Cybersecurity

IAM Architect

Quick Summary

IAM Architects design enterprise identity strategy including SSO, privileged access management, and authentication architecture. They define how identity systems scale securely across large organizations.

Day in the Life

An IAM Architect is responsible for designing the long-term identity and access management strategy for the organization. While IAM Engineers implement integrations and enforce policies, you define the architecture that governs how identities are created, authenticated, authorized, monitored, and retired across the enterprise. Identity is often the most critical security control in modern organizations, especially in cloud-first and Zero Trust environments. Your day begins by reviewing architectural roadmaps, upcoming integration projects, and risk reports tied to access control. You assess whether current IAM designs will scale with business growth and evolving threat landscapes.

Early in the day, you often participate in architecture review meetings. Application teams planning new systems consult you to ensure authentication and authorization are implemented correctly. You define standards for SSO integration, MFA enforcement, federation protocols (SAML, OAuth2, OIDC), and API token handling. You evaluate whether a system should integrate with the central identity provider, use delegated access, or support external partner federation. Your role is to prevent fragmented identity sprawl.

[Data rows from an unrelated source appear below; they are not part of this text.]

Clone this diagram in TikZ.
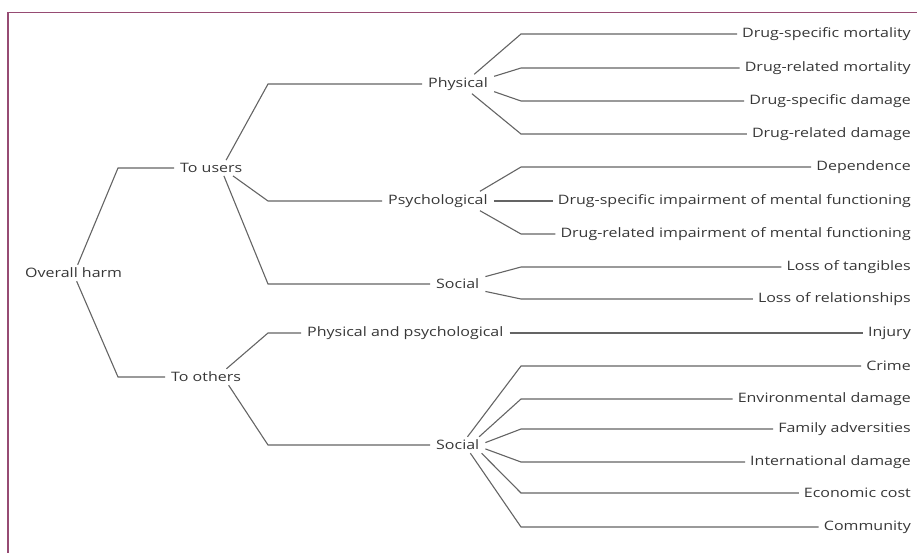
\documentclass[tikz,border=0pt]{standalone}
\usepackage{fontspec}
\setmainfont{Open Sans}[FakeStretch=1.23]
\usetikzlibrary{positioning}
\definecolor{framecol}{RGB}{150,75,115}
\definecolor{txtcol}{RGB}{55,55,55}
\definecolor{linecol}{RGB}{100,100,100}

\begin{document}
\begin{tikzpicture}[
    x=1pt, y=-1pt,
    font=\fontsize{13}{15}\selectfont,
    lbl/.style={text=txtcol, inner xsep=6pt, inner ysep=3pt, anchor=west},
    leaf/.style={text=txtcol, inner xsep=5pt, inner ysep=3pt, anchor=east},
    link/.style={draw=linecol, line width=1.1pt},
    frame/.style={draw=framecol, line width=1.4pt}
]
    \clip (0,0) rectangle (917,552);
    \draw[frame] (8,570) |- (930,12.5);

    % columns where the connectors turn horizontal
    \coordinate (c1) at (118,0);
    \coordinate (c2) at (268,0);
    \coordinate (c3) at (521,0);

    % inner levels
    \node[lbl] (harm) at (19,273) {Overall harm};
    \node[lbl] (users) at (174,168) {To users};
    \node[lbl] (others) at (165,377) {To others};
    \node[lbl] (phys) at (422,84) {Physical};
    \node[lbl] (psych) at (382,201) {Psychological};
    \node[lbl] (socu) at (430,284) {Social};
    \node[lbl] (physpsy) at (301,333) {Physical and psychological};
    \node[lbl] (soco) at (430,445) {Social};

    % criteria
    \node[leaf] (dsm) at (916,34) {Drug-specific mortality};
    \node[leaf] (drm) at (916,68) {Drug-related mortality};
    \node[leaf] (dsd) at (916,101) {Drug-specific damage};
    \node[leaf] (drd) at (916,134) {Drug-related damage};
    \node[leaf] (dep) at (916,167) {Dependence};
    \node[leaf] (dsi) at (916,201) {Drug-specific impairment of mental functioning};
    \node[leaf] (dri) at (916,234) {Drug-related impairment of mental functioning};
    \node[leaf] (lot) at (916,267) {Loss of tangibles};
    \node[leaf] (lor) at (916,299) {Loss of relationships};
    \node[leaf] (inj) at (916,333) {Injury};
    \node[leaf] (crime) at (916,366) {Crime};
    \node[leaf] (env) at (916,399) {Environmental damage};
    \node[leaf] (fam) at (916,429) {Family adversities};
    \node[leaf] (intl) at (916,462) {International damage};
    \node[leaf] (econ) at (916,493) {Economic cost};
    \node[leaf] (comm) at (916,527) {Community};

    % overall harm
    \draw[link] ([xshift=4pt]harm.north) -- (c1 |- users.west) -- (users.west);
    \draw[link] ([xshift=3pt]harm.south) -- (c1 |- others.west) -- (others.west);

    % to users
    \draw[link] (users.28) -- (c2 |- phys.west) -- (phys.west);
    \draw[link] (users.-20) -- (c2 |- psych.west) -- (psych.west);
    \draw[link] (users.-32) -- (c2 |- socu.west) -- (socu.west);

    % to others
    \draw[link] (others.22) -- (c2 |- physpsy.west) -- (physpsy.west);
    \draw[link] (others.-20) -- (c2 |- soco.west) -- (soco.west);

    % physical
    \draw[link] (phys.31) -- (c3 |- dsm.west) -- (dsm.west);
    \draw[link] (phys.12) -- (c3 |- drm.west) -- (drm.west);
    \draw[link] (phys.-12) -- (c3 |- dsd.west) -- (dsd.west);
    \draw[link] (phys.-35) -- (c3 |- drd.west) -- (drd.west);

    % psychological
    \draw[link] (psych.13) -- (c3 |- dep.west) -- (dep.west);
    \draw[link] (psych.east) -- (dsi.west);
    \draw[link] (psych.-13) -- (c3 |- dri.west) -- (dri.west);

    % social, to users
    \draw[link] (socu.15) -- (c3 |- lot.west) -- (lot.west);
    \draw[link] (socu.-15) -- (c3 |- lor.west) -- (lor.west);

    % physical and psychological, to others
    \draw[link] (physpsy.east) -- (inj.west);

    % social, to others
    \draw[link] (soco.40) -- (c3 |- crime.west) -- (crime.west);
    \draw[link] (soco.21) -- (c3 |- env.west) -- (env.west);
    \draw[link] (soco.5) -- (c3 |- fam.west) -- (fam.west);
    \draw[link] (soco.-8) -- (c3 |- intl.west) -- (intl.west);
    \draw[link] (soco.-19) -- (c3 |- econ.west) -- (econ.west);
    \draw[link] (soco.-33) -- (c3 |- comm.west) -- (comm.west);
\end{tikzpicture}
\end{document}
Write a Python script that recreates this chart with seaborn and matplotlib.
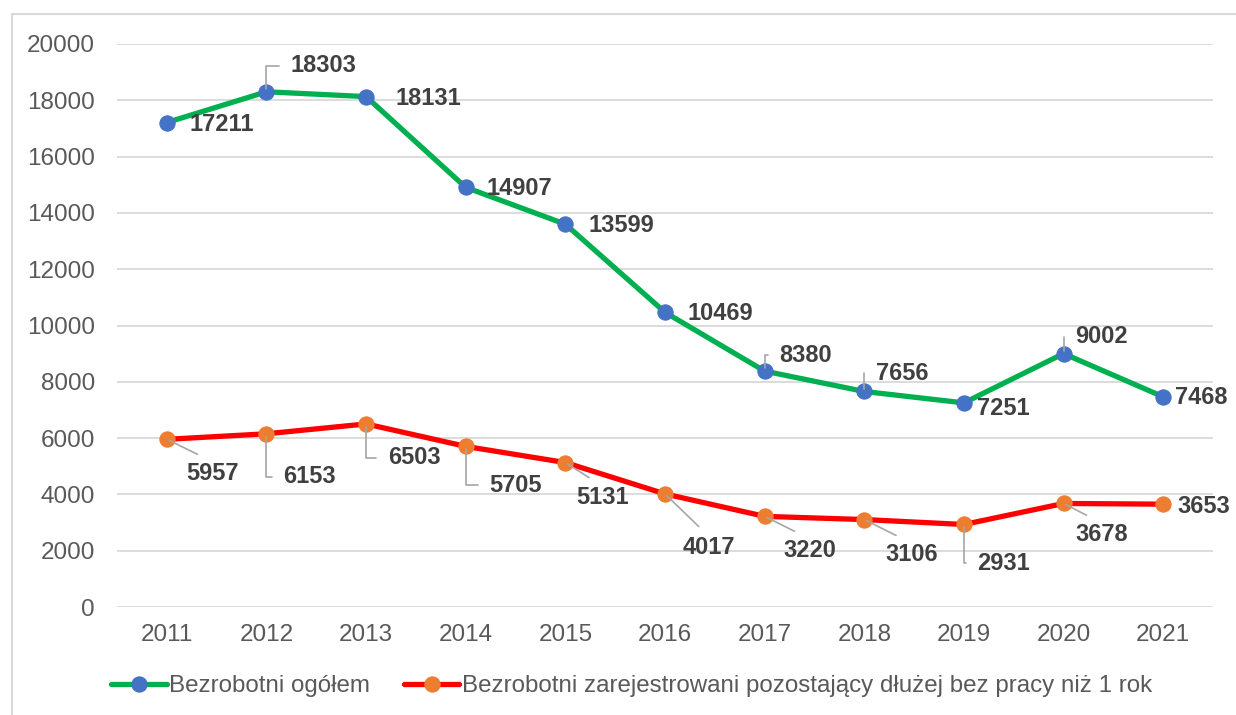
import matplotlib
matplotlib.use("Agg")
import matplotlib.pyplot as plt
import matplotlib.patches as mpatches
import seaborn as sns
import pandas as pd

years = [2011, 2012, 2013, 2014, 2015, 2016, 2017, 2018, 2019, 2020, 2021]
total = [17211, 18303, 18131, 14907, 13599, 10469, 8380, 7656, 7251, 9002, 7468]
long_term = [5957, 6153, 6503, 5705, 5131, 4017, 3220, 3106, 2931, 3678, 3653]
series_names = ["Bezrobotni ogółem",
                "Bezrobotni zarejestrowani pozostający dłużej bez pracy niż 1 rok"]
y_ticks = [0, 2000, 4000, 6000, 8000, 10000, 12000, 14000, 16000, 18000, 20000]

# label layout: (dx, dy) in pixels, leader type
total_lab = [((55, -2), None), ((57, 26), 'e'), ((62, -2), None), ((54, -1), None),
             ((56, -1), None), ((55, -1), None), ((41, 16), 'e'), ((38, 18), 'e'),
             ((39, -6), None), ((38, 17), 'e'), ((38, -1), None)]
long_lab = [((46, -34), 'd'), ((43, -43), 'e'), ((48, -34), 'e'), ((50, -39), 'e'),
            ((37, -35), 'd'), ((44, -54), 'd'), ((45, -34), 'd'), ((47, -35), 'd'),
            ((40, -39), 'e'), ((38, -31), 'd'), ((41, -2), None)]

sns.set_theme(style="white")
plt.rcParams['font.family'] = ['Liberation Sans', 'DejaVu Sans']

fig = plt.figure(figsize=(12.36, 7.15), dpi=100)
ax = fig.add_axes([117/1236, 1-607/715, (1213-117)/1236, (607-44)/715])

df = pd.DataFrame({"year": years, "total": total, "long": long_term})

GREEN, RED, BLUE, ORANGE = "#00b050", "#ff0000", "#4472c4", "#ed7d31"
sns.lineplot(data=df, x="year", y="total", ax=ax, color=GREEN, lw=3.8,
             marker='o', markersize=11, markerfacecolor=BLUE, markeredgecolor=BLUE,
             label=series_names[0], zorder=3)
sns.lineplot(data=df, x="year", y="long", ax=ax, color=RED, lw=3.8,
             marker='o', markersize=11, markerfacecolor=ORANGE, markeredgecolor=ORANGE,
             label=series_names[1], zorder=3)

ax.set_xlim(2010.5, 2021.5)
ax.set_ylim(0, 20000)
ax.set_yticks(y_ticks)
ax.set_yticklabels([str(v) for v in y_ticks])
ax.set_xticks(years)
ax.set_xticklabels([str(y) for y in years])
ax.set_xlabel("")
ax.set_ylabel("")
for s in ax.spines.values():
    s.set_visible(False)
ax.grid(axis='y', color='#d9d9d9', lw=1.3)
ax.grid(axis='x', visible=False)
ax.set_axisbelow(True)
ax.tick_params(axis='both', length=0, labelsize=17.5, labelcolor='#595959')
ax.tick_params(axis='y', pad=16)
ax.tick_params(axis='x', pad=12)

LEAD = '#a6a6a6'


def annotate(xs, ys, layout):
    for x, y, ((dx, dy), kind) in zip(xs, ys, layout):
        kw = dict(xy=(x, y), xytext=(dx, dy), textcoords='offset pixels',
                  ha='center', va='center', fontsize=17, fontweight='bold',
                  color='#404040', annotation_clip=False, zorder=5)
        if kind == 'e':
            kw['arrowprops'] = dict(arrowstyle='-', color=LEAD, lw=1.2,
                                    connectionstyle='angle,angleA=0,angleB=90,rad=0',
                                    relpos=(0, 0.5), shrinkA=6, shrinkB=2)
        elif kind == 'd':
            kw['arrowprops'] = dict(arrowstyle='-', color=LEAD, lw=1.2,
                                    relpos=(0.5, 1), shrinkA=7, shrinkB=2)
        ax.annotate(str(y), **kw)


annotate(years, total, total_lab)
annotate(years, long_term, long_lab)

leg = ax.legend(loc='center', bbox_to_anchor=(0.511, 1-686/715),
                bbox_transform=fig.transFigure, ncol=2, frameon=False,
                fontsize=17.4, handlelength=2.3, handletextpad=0.1,
                columnspacing=1.4, labelcolor='#595959')

fig.patches.append(mpatches.Rectangle((12/1236, -0.1), 1.2, 1-14/715+0.1,
                                      transform=fig.transFigure, fill=False,
                                      edgecolor='#d9d9d9', lw=1.5, zorder=0))

fig.savefig("out.png", dpi=100)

A major portion of your day involves designing role-based access control (RBAC) or attribute-based access control (ABAC) models at scale. As organizations grow, access becomes complex. You define role hierarchies that map to job functions and business units. You ensure that least privilege is enforceable without crippling productivity. Poorly designed access models lead to privilege creep and audit failures.

Zero Trust strategy is often part of your focus. You evaluate how identity signals can replace traditional network trust assumptions. You design conditional access frameworks that factor in device posture, user behavior, location, and risk score. You collaborate with network and security architects to integrate identity into broader security architecture.

Midday often includes cloud architecture planning. Modern enterprises operate across AWS, Azure, GCP, SaaS platforms, and on-premise systems. You design federated identity strategies that unify access across environments. You may define cross-account role assumption patterns in AWS, conditional access rules in Azure AD, or workload identity strategies in Kubernetes clusters. Consistency and auditability are critical.

Privileged access architecture is another key responsibility. You design strategies for just-in-time administrative access, session recording, credential vaulting, and approval workflows. You determine how administrative access is granted, monitored, and revoked. Strong privileged access architecture prevents insider threats and limits blast radius during breaches.

In the afternoon, you often work on governance and compliance strategy. Auditors expect structured identity governance programs. You design access review frameworks, automated certification workflows, and reporting mechanisms. You ensure that identity lifecycle management integrates cleanly with HR systems so joiner-mover-leaver processes are enforced consistently.

You also assess identity-related risk trends. If phishing attacks are increasing, you may propose stronger MFA mechanisms such as phishing-resistant hardware tokens or passkeys. If account compromise risk rises, you evaluate behavioral analytics and identity threat detection integrations.

Documentation and standardization are central to your role. You create architectural decision records, integration standards, and design blueprints that IAM Engineers and application teams follow. You prevent ad hoc integrations that bypass governance controls.

Executive communication is often part of your day. Identity strategy impacts security posture, compliance readiness, and user experience. You present roadmap plans, risk assessments, and investment proposals to leadership. You explain why identity modernization initiatives are necessary and how they reduce organizational risk.

The IAM Architect role requires deep knowledge of authentication protocols, cloud identity models, privileged access strategies, directory services, and Zero Trust frameworks. It also requires strategic thinking and strong communication skills. Over time, professionals in this role often advance into Enterprise Security Architect, Chief Identity Officer, or CISO-track leadership positions.

At its core, your mission is architectural trust. You design identity systems that scale with the organization, support business agility, and withstand modern attack patterns. When IAM architecture is strong, access is seamless and secure. When it is weak, breaches become inevitable. As an IAM Architect, you design the blueprint that protects every system in the enterprise.

Core Competencies

Technical Depth 90/10
Troubleshooting 60/10
Communication 75/10
Process Complexity 90/10
Documentation 85/10

Scores reflect the typical weighting for this role across the IT industry.